Unloaded the whole pistol is 2.5 lbs, loaded its 3lbs 2 oz

1911 barrels weigh in pretty close to 1oz/inch.  My Para barrel is 5 oz, so I put your longslide barrel in at 6oz.

So.

5" 10mm 1911 5 oz barrel, 12.7 oz slide/bushing/plug with a 180 grain load at 1220 fps has slide movement of .11484" during .00068 seconds of time

6" 10mm 1911 6 oz barrel,  17 oz slide/bushing/plug with a 180 grain loat at 1245 fps (+25 for extra inch of barrel) has a slide movement of .10542" during .00080 seconds of time.

[The_Shadow]

In some of these ultra slow motion playbacks you can see the slide is in motion before the bullet leaves the barrel.

And for your viewing pleasure and study
http://kuulapaa.com/home/highspeed/pistols.html

[The_Shadow]

In this picture of a Smith & Wesson SW 645 .45ACP single stack pistol model, you can see several things here...
The bullet has clearly left the barrel
The slide has retracted probably a 1/4" or so
And the barrel and slide appear to be still locked together or at the point of unlocking

[Desolo]

This is as exact as i can get: 1# 1oz for the slide, bushing, and spring plug, barrel is about 5oz? Altogether it reads about 1# 5-6 oz? I hope this helps, im curious to see how this compares!
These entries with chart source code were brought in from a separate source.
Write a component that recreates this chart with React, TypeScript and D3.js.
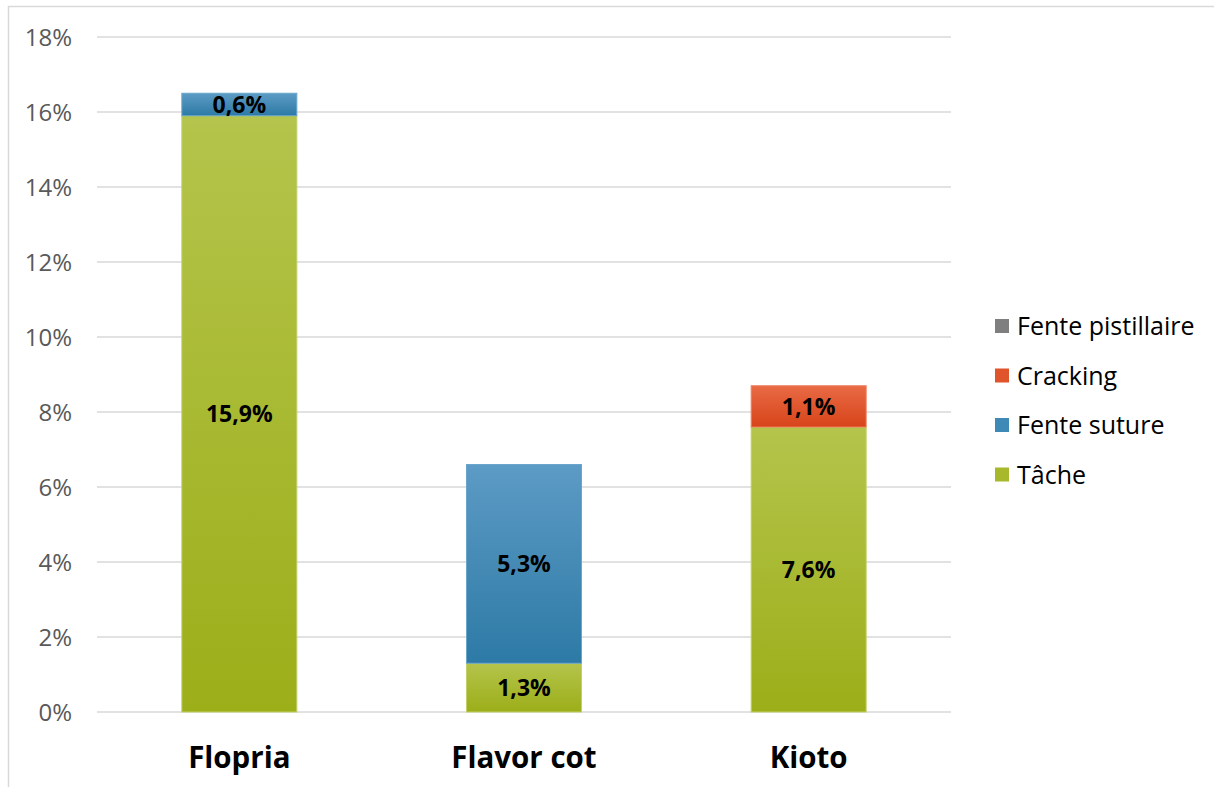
import React from "react";
import * as d3 from "d3";

const categories = ["Flopria", "Flavor cot", "Kioto"];
const seriesNames = ["Tâche", "Fente suture", "Cracking", "Fente pistillaire"];
const tache = [15.9, 1.3, 7.6];
const fenteSuture = [0.6, 5.3, 0];
const cracking = [0, 0, 1.1];
const fentePistillaire = [0, 0, 0];
const yTicks = [0, 2, 4, 6, 8, 10, 12, 14, 16, 18];
const legendOrder = ["Fente pistillaire", "Cracking", "Fente suture", "Tâche"];

const W = 1214;
const H = 787;
const FONT = "'Open Sans', Lato, 'Noto Sans', sans-serif";

const colors: Record<string, { top: string; bottom: string; stroke: string; legend: string }> = {
  "Tâche": { top: "#b4c44c", bottom: "#9cae18", stroke: "#c3d06a", legend: "#a8b82c" },
  "Fente suture": { top: "#5c9bc5", bottom: "#2d7aa6", stroke: "#6aa6cc", legend: "#3e89b6" },
  "Cracking": { top: "#e86a44", bottom: "#d8441a", stroke: "#ee8060", legend: "#e0542b" },
  "Fente pistillaire": { top: "#8a8a8a", bottom: "#777777", stroke: "#999999", legend: "#7f7f7f" },
};

export default function App() {
  const values: Record<string, number[]> = {
    "Tâche": tache,
    "Fente suture": fenteSuture,
    "Cracking": cracking,
    "Fente pistillaire": fentePistillaire,
  };
  const table = categories.map((c, i) => {
    const row: any = { cat: c };
    seriesNames.forEach((s) => (row[s] = values[s][i]));
    return row;
  });
  const stacked = d3.stack<any>().keys(seriesNames)(table);

  const x = d3.scaleBand<string>().domain(categories).range([97, 951]).paddingInner(0.596).paddingOuter(0.298);
  const y = d3.scaleLinear().domain([0, 18]).range([712, 37]);

  const fmt = (v: number) => v.toFixed(1).replace(".", ",") + "%";

  return (
    <svg width={W} height={H} style={{ position: "absolute", left: 0, top: 0, background: "#fff" }} fontFamily={FONT}>
      <defs>
        {seriesNames.map((s, i) => (
          <linearGradient key={s} id={"g" + i} x1="0" y1="0" x2="0" y2="1">
            <stop offset="0" stopColor={colors[s].top} />
            <stop offset="1" stopColor={colors[s].bottom} />
          </linearGradient>
        ))}
      </defs>
      <rect x={8.5} y={6.5} width={W} height={H} fill="#fff" stroke="#d9d9d9" strokeWidth={1.5} />
      {yTicks.map((t) => (
        <g key={t}>
          <line x1={97} x2={951} y1={y(t)} y2={y(t)} stroke="#d9d9d9" strokeWidth={1.5} />
          <text x={72} y={y(t)} dy="0.36em" textAnchor="end" fontSize={24} fill="#595959">
            {t}%
          </text>
        </g>
      ))}
      {stacked.map((layer, li) =>
        layer.map((d, ci) => {
          const v = d[1] - d[0];
          if (v <= 0) return null;
          const cat = categories[ci];
          const x0 = x(cat)!;
          const yt = y(d[1]);
          const yb = y(d[0]);
          return (
            <g key={layer.key + cat}>
              <rect x={x0} y={yt} width={x.bandwidth()} height={yb - yt} fill={`url(#g${li})`} stroke={colors[layer.key].stroke} strokeWidth={1} />
              <text x={x0 + x.bandwidth() / 2} y={(yt + yb) / 2} dy="0.36em" textAnchor="middle" fontSize={23} fontWeight="bold" fill="#000">
                {fmt(v)}
              </text>
            </g>
          );
        })
      )}
      {categories.map((c) => (
        <text key={c} x={x(c)! + x.bandwidth() / 2} y={768} textAnchor="middle" fontSize={29.5} fontWeight="bold" fill="#000">
          {c}
        </text>
      ))}
      {legendOrder.map((s, i) => {
        const cy = 326 + i * 49.5;
        return (
          <g key={s}>
            <rect x={995} y={cy - 7} width={14} height={14} fill={colors[s].legend} />
            <text x={1017} y={cy} dy="0.36em" fontSize={25} fill="#000">
              {s}
            </text>
          </g>
        );
      })}
    </svg>
  );
}
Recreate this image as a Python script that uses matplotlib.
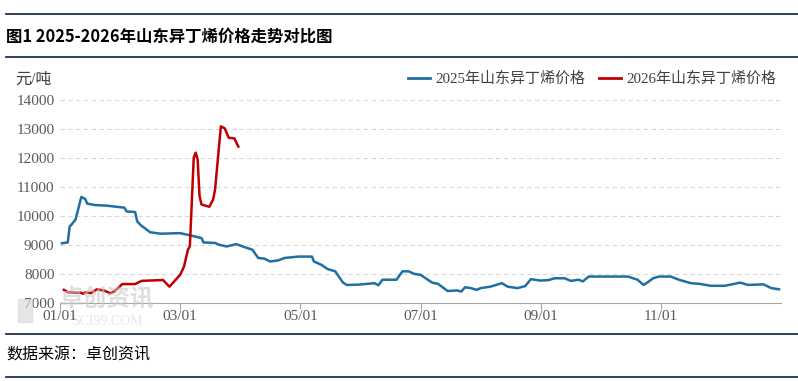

Unloaded the whole pistol is 2.5 lbs, loaded its 3lbs 2 oz

1911 barrels weigh in pretty close to 1oz/inch.  My Para barrel is 5 oz, so I put your longslide barrel in at 6oz.

So.

5" 10mm 1911 5 oz barrel, 12.7 oz slide/bushing/plug with a 180 grain load at 1220 fps has slide movement of .11484" during .00068 seconds of time

6" 10mm 1911 6 oz barrel,  17 oz slide/bushing/plug with a 180 grain loat at 1245 fps (+25 for extra inch of barrel) has a slide movement of .10542" during .00080 seconds of time.

Now how do those numbers compare to a .45 cal 1911? If I understand this, the longslide took longer to  move a shorter distance, meaning slide velocity is slower?